• Recorded data

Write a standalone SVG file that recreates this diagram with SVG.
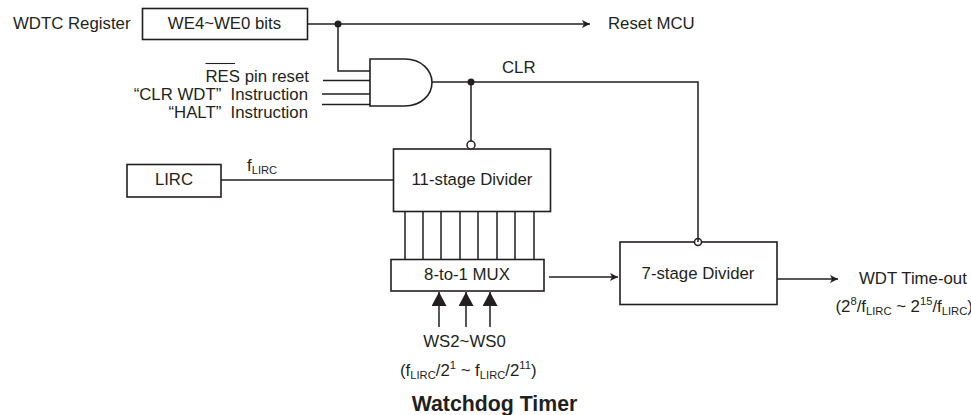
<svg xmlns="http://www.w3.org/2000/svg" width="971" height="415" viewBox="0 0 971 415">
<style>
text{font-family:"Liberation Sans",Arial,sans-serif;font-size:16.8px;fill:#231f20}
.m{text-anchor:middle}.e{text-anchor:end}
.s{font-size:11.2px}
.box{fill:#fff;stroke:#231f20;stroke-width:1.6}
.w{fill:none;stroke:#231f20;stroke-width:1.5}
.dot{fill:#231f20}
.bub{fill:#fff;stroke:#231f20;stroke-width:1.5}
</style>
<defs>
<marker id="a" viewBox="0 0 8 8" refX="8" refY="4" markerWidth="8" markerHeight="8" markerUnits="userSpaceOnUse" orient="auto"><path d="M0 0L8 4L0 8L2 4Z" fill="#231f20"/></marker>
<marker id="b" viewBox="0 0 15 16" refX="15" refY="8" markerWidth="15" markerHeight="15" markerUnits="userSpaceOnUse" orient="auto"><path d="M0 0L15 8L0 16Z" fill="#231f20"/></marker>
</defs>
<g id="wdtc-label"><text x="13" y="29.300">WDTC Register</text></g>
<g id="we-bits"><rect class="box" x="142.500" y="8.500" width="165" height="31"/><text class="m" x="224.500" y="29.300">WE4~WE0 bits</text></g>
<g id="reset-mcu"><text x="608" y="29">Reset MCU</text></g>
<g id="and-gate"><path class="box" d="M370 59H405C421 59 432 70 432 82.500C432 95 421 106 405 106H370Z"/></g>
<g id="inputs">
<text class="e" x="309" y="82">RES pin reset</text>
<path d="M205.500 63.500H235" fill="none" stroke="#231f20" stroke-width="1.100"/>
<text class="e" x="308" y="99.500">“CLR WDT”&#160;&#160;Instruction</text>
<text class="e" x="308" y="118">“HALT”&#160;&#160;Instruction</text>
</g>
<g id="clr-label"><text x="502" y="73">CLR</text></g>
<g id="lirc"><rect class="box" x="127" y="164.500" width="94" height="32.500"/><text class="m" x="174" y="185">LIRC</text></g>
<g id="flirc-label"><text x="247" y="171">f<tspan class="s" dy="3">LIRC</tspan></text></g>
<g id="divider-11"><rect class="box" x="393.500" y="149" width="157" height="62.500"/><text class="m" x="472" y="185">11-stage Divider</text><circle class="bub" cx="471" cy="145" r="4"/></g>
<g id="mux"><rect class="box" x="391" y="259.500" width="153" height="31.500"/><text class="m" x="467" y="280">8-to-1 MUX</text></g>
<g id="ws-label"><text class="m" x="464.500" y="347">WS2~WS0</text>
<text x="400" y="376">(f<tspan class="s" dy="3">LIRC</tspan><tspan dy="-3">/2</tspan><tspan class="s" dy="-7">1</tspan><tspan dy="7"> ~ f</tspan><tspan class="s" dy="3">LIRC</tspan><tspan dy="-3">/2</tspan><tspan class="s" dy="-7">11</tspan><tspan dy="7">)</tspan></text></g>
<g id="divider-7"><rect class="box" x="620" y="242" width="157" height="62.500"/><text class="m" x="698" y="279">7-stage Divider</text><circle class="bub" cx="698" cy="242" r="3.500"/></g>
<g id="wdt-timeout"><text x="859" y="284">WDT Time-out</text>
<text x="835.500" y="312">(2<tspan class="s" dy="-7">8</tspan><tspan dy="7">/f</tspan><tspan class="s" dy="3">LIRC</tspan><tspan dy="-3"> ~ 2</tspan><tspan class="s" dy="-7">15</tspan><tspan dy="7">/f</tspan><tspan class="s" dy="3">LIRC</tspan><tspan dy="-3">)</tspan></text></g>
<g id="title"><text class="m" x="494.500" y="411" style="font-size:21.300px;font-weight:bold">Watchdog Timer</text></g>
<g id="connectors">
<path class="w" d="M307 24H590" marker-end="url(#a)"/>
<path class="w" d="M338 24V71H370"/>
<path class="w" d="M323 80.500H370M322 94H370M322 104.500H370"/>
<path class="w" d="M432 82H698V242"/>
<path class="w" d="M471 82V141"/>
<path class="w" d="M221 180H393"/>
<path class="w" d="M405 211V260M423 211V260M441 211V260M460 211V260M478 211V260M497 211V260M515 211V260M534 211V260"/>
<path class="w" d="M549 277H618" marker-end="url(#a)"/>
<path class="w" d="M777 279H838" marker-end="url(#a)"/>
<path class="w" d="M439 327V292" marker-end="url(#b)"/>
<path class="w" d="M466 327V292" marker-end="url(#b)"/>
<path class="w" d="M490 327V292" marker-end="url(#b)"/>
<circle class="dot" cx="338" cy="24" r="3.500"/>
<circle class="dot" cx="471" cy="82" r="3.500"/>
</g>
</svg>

• What is asked
Would you return the data exactly as written, without the pictures?

• Task response
Write a standalone SVG file that recreates this diagram with SVG.
<svg xmlns="http://www.w3.org/2000/svg" width="971" height="415" viewBox="0 0 971 415">
<style>
text{font-family:"Liberation Sans",Arial,sans-serif;font-size:16.8px;fill:#231f20}
.m{text-anchor:middle}.e{text-anchor:end}
.s{font-size:11.2px}
.box{fill:#fff;stroke:#231f20;stroke-width:1.6}
.w{fill:none;stroke:#231f20;stroke-width:1.5}
.dot{fill:#231f20}
.bub{fill:#fff;stroke:#231f20;stroke-width:1.5}
</style>
<defs>
<marker id="a" viewBox="0 0 8 8" refX="8" refY="4" markerWidth="8" markerHeight="8" markerUnits="userSpaceOnUse" orient="auto"><path d="M0 0L8 4L0 8L2 4Z" fill="#231f20"/></marker>
<marker id="b" viewBox="0 0 15 16" refX="15" refY="8" markerWidth="15" markerHeight="15" markerUnits="userSpaceOnUse" orient="auto"><path d="M0 0L15 8L0 16Z" fill="#231f20"/></marker>
</defs>
<g id="wdtc-label"><text x="13" y="29.300">WDTC Register</text></g>
<g id="we-bits"><rect class="box" x="142.500" y="8.500" width="165" height="31"/><text class="m" x="224.500" y="29.300">WE4~WE0 bits</text></g>
<g id="reset-mcu"><text x="608" y="29">Reset MCU</text></g>
<g id="and-gate"><path class="box" d="M370 59H405C421 59 432 70 432 82.500C432 95 421 106 405 106H370Z"/></g>
<g id="inputs">
<text class="e" x="309" y="82">RES pin reset</text>
<path d="M205.500 63.500H235" fill="none" stroke="#231f20" stroke-width="1.100"/>
<text class="e" x="308" y="99.500">“CLR WDT”&#160;&#160;Instruction</text>
<text class="e" x="308" y="118">“HALT”&#160;&#160;Instruction</text>
</g>
<g id="clr-label"><text x="502" y="73">CLR</text></g>
<g id="lirc"><rect class="box" x="127" y="164.500" width="94" height="32.500"/><text class="m" x="174" y="185">LIRC</text></g>
<g id="flirc-label"><text x="247" y="171">f<tspan class="s" dy="3">LIRC</tspan></text></g>
<g id="divider-11"><rect class="box" x="393.500" y="149" width="157" height="62.500"/><text class="m" x="472" y="185">11-stage Divider</text><circle class="bub" cx="471" cy="145" r="4"/></g>
<g id="mux"><rect class="box" x="391" y="259.500" width="153" height="31.500"/><text class="m" x="467" y="280">8-to-1 MUX</text></g>
<g id="ws-label"><text class="m" x="464.500" y="347">WS2~WS0</text>
<text x="400" y="376">(f<tspan class="s" dy="3">LIRC</tspan><tspan dy="-3">/2</tspan><tspan class="s" dy="-7">1</tspan><tspan dy="7"> ~ f</tspan><tspan class="s" dy="3">LIRC</tspan><tspan dy="-3">/2</tspan><tspan class="s" dy="-7">11</tspan><tspan dy="7">)</tspan></text></g>
<g id="divider-7"><rect class="box" x="620" y="242" width="157" height="62.500"/><text class="m" x="698" y="279">7-stage Divider</text><circle class="bub" cx="698" cy="242" r="3.500"/></g>
<g id="wdt-timeout"><text x="859" y="284">WDT Time-out</text>
<text x="835.500" y="312">(2<tspan class="s" dy="-7">8</tspan><tspan dy="7">/f</tspan><tspan class="s" dy="3">LIRC</tspan><tspan dy="-3"> ~ 2</tspan><tspan class="s" dy="-7">15</tspan><tspan dy="7">/f</tspan><tspan class="s" dy="3">LIRC</tspan><tspan dy="-3">)</tspan></text></g>
<g id="title"><text class="m" x="494.500" y="411" style="font-size:21.300px;font-weight:bold">Watchdog Timer</text></g>
<g id="connectors">
<path class="w" d="M307 24H590" marker-end="url(#a)"/>
<path class="w" d="M338 24V71H370"/>
<path class="w" d="M323 80.500H370M322 94H370M322 104.500H370"/>
<path class="w" d="M432 82H698V242"/>
<path class="w" d="M471 82V141"/>
<path class="w" d="M221 180H393"/>
<path class="w" d="M405 211V260M423 211V260M441 211V260M460 211V260M478 211V260M497 211V260M515 211V260M534 211V260"/>
<path class="w" d="M549 277H618" marker-end="url(#a)"/>
<path class="w" d="M777 279H838" marker-end="url(#a)"/>
<path class="w" d="M439 327V292" marker-end="url(#b)"/>
<path class="w" d="M466 327V292" marker-end="url(#b)"/>
<path class="w" d="M490 327V292" marker-end="url(#b)"/>
<circle class="dot" cx="338" cy="24" r="3.500"/>
<circle class="dot" cx="471" cy="82" r="3.500"/>
</g>
</svg>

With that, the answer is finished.